La forma ha podido parecer algo chocante o, por decir lo menos, prosaica. ¡Hacerse una auto-foto, poco después de empezar su intervención ante el “Parlamento de la Humanidad”, al mejor estilo de una estrella de música pop en medio de un concierto! ¡O decir, sin consideración alguna con el auditorio que lo acogía, que la ONU, los gobiernos y los políticos, pueden acabar corriendo la misma suerte que Kodak, Blockbuster o los dinosaurios -que desaparecieron sin darse apenas cuenta de lo que ocurría- Pero también es cierto que en las Naciones Unidas se han visto y oído en el pasado cosas aún más chocantes y prosaicas: el zapatazo de Nikita Krushev, la amenazante disyuntiva de Yasser Arafat (el fusil o la rama de olivo), o el azufre que olió Hugo Chávez en el podio en 2006.
Así que lo que importa es el fondo, y no tanto la forma, en el discurso que pronunció hace unos días Nayib Bukele, en su primera intervención como presidente de El Salvador ante la Asamblea General reunida en Nueva York la semana pasada, en lo que algunos han calificado como el primer “discurso millennial” -por la edad del mandatario y por su contenido- pronunciado en ese escenario, acaso el más representativo, de la política internacional.
Algunas de sus observaciones son tal vez ingenuas. La diplomacia personal de alto nivel, el diálogo y la negociación directos sobre los temas más importantes de la agenda internacional, difícilmente serán sustituidos por las videoconferencias. Aunque estas últimas puedan representar el ahorro de “varios centenares de millones de dólares”, y le eviten a los líderes políticos y a los diplomáticos tener que abandonar “sus amigos, vidas y quehaceres diarios” por asistir a una serie de reuniones “de la que cada vez, menos personas estén pendientes”.

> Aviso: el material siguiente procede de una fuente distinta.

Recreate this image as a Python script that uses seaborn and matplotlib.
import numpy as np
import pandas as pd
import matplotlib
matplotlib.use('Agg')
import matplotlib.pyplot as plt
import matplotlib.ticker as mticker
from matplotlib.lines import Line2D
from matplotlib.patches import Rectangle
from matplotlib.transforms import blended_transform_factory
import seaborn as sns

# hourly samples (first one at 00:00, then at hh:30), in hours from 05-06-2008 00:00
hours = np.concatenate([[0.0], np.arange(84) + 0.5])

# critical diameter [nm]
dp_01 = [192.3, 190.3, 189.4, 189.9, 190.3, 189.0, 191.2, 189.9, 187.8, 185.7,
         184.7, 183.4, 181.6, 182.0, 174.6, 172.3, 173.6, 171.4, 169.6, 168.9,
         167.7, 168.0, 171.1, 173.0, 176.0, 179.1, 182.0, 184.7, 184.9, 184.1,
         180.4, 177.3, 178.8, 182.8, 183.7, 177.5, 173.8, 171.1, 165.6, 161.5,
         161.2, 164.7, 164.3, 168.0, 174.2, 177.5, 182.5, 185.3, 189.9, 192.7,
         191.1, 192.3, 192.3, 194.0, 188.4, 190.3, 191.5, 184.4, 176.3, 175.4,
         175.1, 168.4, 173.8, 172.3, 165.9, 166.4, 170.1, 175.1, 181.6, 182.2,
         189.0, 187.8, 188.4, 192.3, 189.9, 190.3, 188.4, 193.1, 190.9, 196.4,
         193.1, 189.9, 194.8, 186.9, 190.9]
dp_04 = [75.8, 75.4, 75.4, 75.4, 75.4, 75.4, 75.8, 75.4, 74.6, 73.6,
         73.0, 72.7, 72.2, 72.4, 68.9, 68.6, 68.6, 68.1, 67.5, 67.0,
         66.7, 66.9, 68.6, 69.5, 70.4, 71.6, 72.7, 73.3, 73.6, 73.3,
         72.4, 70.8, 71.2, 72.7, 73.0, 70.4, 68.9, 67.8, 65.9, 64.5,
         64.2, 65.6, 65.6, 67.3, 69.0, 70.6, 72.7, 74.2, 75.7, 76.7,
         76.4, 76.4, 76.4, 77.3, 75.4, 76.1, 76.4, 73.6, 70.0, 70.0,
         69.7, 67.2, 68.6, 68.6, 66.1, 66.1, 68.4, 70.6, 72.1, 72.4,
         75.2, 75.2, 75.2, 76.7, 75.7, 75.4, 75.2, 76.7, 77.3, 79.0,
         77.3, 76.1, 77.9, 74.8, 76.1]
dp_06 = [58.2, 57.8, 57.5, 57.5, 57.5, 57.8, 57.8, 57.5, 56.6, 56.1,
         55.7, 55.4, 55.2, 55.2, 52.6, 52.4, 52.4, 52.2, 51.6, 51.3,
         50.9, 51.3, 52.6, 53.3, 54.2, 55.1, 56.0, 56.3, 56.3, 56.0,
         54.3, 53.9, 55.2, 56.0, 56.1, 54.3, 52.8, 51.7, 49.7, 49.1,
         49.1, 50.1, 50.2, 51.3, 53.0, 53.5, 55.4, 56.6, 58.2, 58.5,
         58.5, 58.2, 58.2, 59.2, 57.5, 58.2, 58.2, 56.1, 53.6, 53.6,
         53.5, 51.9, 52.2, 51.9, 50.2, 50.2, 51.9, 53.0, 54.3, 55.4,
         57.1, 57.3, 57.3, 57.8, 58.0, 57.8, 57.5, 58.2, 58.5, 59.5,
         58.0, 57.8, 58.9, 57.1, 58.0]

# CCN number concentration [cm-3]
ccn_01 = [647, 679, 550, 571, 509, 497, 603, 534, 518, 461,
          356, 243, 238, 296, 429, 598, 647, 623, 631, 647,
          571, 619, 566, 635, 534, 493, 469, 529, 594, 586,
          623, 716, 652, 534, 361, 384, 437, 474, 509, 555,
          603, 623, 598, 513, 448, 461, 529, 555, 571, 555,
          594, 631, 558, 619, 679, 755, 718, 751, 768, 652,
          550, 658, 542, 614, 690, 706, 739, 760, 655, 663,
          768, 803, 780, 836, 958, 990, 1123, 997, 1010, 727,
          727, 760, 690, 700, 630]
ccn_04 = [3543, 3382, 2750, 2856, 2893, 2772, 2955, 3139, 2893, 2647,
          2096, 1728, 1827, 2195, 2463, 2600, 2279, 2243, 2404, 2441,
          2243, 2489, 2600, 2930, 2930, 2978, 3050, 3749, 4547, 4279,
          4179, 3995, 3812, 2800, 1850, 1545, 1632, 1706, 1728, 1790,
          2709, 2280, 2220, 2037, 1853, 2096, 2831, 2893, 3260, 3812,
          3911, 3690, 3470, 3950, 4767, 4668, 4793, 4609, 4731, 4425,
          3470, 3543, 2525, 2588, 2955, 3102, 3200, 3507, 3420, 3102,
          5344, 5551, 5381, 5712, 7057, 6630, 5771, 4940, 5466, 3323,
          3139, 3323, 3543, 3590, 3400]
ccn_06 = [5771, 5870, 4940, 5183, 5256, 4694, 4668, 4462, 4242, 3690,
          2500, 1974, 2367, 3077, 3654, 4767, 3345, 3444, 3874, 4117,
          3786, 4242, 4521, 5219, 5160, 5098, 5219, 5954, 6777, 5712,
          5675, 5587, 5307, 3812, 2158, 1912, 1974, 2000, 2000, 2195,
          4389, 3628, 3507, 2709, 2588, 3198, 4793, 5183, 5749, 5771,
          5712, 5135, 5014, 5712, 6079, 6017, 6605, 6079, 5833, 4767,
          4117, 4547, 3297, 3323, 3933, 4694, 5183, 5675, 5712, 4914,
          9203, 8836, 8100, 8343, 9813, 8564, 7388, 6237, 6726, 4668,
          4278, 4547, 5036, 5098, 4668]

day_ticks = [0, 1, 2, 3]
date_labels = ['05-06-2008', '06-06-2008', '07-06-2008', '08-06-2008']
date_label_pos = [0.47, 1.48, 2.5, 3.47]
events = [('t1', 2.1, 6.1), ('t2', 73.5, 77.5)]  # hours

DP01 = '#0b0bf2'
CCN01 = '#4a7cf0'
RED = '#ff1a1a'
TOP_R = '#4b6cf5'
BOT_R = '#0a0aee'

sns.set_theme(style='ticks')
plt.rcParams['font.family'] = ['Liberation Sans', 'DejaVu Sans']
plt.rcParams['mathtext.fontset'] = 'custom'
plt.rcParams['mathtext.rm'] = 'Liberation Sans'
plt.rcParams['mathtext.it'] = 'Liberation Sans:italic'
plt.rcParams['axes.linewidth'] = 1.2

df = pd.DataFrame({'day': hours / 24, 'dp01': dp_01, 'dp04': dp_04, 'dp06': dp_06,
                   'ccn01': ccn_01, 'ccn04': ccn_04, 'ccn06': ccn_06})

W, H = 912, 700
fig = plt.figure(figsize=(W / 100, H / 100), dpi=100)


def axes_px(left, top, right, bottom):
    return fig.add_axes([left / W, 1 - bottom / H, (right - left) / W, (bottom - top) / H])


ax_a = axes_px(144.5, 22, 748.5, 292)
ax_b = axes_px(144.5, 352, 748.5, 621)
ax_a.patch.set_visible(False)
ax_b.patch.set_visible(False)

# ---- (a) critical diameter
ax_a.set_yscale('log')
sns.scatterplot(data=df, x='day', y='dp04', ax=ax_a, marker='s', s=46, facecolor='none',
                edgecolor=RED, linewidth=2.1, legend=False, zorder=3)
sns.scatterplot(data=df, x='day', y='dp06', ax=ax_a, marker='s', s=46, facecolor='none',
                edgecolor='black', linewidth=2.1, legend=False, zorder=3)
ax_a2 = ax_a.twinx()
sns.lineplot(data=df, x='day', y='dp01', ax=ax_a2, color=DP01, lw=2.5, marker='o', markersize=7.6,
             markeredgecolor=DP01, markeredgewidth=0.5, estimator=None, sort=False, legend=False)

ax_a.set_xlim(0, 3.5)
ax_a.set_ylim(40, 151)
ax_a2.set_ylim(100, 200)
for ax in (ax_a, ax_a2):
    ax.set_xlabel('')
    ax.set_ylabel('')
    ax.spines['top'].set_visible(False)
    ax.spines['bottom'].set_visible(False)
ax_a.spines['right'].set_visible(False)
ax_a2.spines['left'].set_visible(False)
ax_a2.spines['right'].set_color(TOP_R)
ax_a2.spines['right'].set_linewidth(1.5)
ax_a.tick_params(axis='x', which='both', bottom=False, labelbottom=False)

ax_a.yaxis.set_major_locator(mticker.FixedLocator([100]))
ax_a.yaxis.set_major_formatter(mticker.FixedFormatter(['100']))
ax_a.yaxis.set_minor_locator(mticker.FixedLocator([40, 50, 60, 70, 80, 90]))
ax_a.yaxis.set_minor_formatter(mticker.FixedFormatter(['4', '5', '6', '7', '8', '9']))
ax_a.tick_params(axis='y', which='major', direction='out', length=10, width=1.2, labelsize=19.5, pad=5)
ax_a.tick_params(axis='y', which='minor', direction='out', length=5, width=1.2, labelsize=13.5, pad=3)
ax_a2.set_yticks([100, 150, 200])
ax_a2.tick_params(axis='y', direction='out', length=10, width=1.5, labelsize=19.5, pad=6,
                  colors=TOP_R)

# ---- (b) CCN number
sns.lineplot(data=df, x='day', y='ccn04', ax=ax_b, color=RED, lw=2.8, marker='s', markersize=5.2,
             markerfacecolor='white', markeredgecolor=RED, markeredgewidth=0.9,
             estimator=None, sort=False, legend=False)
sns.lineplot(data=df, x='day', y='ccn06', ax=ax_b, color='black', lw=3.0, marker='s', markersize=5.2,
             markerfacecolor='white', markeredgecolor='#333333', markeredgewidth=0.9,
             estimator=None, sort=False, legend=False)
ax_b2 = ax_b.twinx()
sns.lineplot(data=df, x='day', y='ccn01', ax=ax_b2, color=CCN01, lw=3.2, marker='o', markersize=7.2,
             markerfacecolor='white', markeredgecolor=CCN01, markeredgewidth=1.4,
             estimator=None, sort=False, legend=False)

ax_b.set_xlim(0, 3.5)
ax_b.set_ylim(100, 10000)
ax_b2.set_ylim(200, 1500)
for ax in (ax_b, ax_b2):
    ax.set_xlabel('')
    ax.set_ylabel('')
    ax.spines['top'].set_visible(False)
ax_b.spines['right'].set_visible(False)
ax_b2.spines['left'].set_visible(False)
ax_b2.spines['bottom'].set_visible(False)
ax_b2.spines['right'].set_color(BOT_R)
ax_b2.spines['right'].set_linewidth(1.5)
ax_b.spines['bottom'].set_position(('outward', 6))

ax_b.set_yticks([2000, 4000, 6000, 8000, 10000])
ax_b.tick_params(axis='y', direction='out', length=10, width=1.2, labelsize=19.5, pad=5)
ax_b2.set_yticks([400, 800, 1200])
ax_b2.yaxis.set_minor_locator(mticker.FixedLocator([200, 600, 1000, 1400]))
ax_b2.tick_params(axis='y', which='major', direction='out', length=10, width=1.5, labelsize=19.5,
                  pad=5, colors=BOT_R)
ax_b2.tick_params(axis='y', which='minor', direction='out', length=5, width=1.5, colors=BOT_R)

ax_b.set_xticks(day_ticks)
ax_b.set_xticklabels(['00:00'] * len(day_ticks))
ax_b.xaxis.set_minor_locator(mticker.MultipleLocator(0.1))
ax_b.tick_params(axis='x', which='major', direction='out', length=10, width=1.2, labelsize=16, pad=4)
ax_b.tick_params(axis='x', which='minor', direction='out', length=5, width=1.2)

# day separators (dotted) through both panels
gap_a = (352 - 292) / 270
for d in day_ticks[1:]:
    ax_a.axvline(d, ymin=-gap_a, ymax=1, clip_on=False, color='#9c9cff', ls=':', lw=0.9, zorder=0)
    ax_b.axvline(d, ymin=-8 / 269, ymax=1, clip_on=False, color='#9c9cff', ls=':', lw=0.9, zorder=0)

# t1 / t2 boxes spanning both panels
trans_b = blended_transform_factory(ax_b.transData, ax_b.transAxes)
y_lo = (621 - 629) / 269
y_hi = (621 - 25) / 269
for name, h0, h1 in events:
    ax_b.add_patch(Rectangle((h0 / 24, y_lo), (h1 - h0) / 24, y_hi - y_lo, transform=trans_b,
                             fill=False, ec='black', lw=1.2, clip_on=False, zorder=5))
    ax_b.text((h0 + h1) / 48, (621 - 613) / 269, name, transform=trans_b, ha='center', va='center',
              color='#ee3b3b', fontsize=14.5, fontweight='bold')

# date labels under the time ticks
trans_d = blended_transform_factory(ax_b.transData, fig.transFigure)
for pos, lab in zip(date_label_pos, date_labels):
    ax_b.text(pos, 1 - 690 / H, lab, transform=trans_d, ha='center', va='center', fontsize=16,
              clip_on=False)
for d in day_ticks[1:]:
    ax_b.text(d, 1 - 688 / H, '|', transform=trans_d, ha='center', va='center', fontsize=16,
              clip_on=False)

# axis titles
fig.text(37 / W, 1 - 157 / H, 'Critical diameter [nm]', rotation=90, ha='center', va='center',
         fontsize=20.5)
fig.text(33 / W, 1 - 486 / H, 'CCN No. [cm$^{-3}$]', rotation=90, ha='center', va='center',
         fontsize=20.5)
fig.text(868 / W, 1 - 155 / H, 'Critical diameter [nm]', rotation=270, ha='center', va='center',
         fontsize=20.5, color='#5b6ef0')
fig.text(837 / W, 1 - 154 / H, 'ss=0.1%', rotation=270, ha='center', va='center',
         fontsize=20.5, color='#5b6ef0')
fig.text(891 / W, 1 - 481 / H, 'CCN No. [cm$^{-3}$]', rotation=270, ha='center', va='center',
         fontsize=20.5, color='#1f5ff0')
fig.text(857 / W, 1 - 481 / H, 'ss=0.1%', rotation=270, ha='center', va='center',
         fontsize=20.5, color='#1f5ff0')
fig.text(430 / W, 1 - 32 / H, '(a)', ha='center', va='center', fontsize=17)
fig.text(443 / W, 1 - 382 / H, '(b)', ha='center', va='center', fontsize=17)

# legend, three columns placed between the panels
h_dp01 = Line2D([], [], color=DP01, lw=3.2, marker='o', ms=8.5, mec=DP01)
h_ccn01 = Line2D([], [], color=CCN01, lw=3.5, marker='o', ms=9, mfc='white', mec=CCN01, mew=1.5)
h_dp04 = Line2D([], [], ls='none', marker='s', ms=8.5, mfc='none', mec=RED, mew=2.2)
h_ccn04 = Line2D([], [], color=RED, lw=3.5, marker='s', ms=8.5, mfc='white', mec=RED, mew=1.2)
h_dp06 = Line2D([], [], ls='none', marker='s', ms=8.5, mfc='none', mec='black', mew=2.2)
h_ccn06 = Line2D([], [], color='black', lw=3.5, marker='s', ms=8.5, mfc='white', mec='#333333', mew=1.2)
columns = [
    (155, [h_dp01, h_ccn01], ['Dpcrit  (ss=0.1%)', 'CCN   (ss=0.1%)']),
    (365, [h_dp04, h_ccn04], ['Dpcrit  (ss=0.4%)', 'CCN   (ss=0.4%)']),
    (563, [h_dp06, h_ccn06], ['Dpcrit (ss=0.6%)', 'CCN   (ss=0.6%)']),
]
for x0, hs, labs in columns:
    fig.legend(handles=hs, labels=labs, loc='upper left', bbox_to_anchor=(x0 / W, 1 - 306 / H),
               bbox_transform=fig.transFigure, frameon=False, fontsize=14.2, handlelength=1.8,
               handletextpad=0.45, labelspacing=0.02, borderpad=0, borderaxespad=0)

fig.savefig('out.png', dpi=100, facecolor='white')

Sin embargo, puede que tenga razón en que el formato con el que opera el multilateralismo, icónicamente representado en la Asamblea General de la ONU, “se vuelve cada vez más obsoleto”. Y no sólo por el hecho de que “Todos los discursos de Jefes de Estado en esta asamblea, durante toda esta semana, tienen menos impacto que el vídeo de un YouTuber famoso”… Una afirmación arriesgada que hay que juzgar no literalmente, sino como una hábil y diciente figura retórica.
Porque, la verdad, es que el multilateralismo, tal como ha funcionado hasta ahora, enfrenta enormes desafíos. No sólo como consecuencia de los cambios geopolíticos actualmente en desarrollo, que han llevado a muchos analistas a plantearse preguntas sobre el futuro del “orden liberal” internacional, una de cuyas encarnaciones más obvias es el propio sistema de Naciones Unidas. Sino como consecuencia de transformaciones sociales y tecnológicas, cuyo resultado es un mundo de “miles de millones de seres humanos, representándose a sí mismos”, un mundo en el que la política -al interior de cada nación, pero también a escala global- “es personal”, pues ahora “cada persona que tiene un celular, conectado a internet, se convierte en un vocero, es fuente de información y puede incluso llegar a tener incidencia” en la comprensión y la gestión de las cuestiones más acuciantes, que por su relevancia (y gravedad) y por la movilización que despiertan, han dejado de ser monopolio de los gobiernos, de los políticos, de las organizaciones internacionales -tal como han funcionado hasta ahora-.
Desde ese punto de vista, tiene razón. El futuro del multilateralismo depende de la innovación, de la renovación de las formas mediante las cuales opera, de su capacidad para incorporar a más y nuevos actores, y para diseñar creativamente nuevos procedimientos para abordar los desafíos contemporáneos, pues está claro que para ello las acciones individuales y unilaterales de los Estados y sus gobiernos son claramente insuficientes.
La gobernanza global no es una opción sino una necesidad. Pecan de flagrante ceguera quienes creen que yendo en solitario satisfarán mejor sus propios intereses. Esa gobernanza global no puede ser sólo intergubernamental. Hay suficientes pruebas de ello. Y no podrá ser exitosa si no reconoce los signos de los tiempos, que exigen otra forma de hacer las cosas, otra forma de acción política, y un esfuerzo de adaptación que -en todo caso- no está exento de riesgos.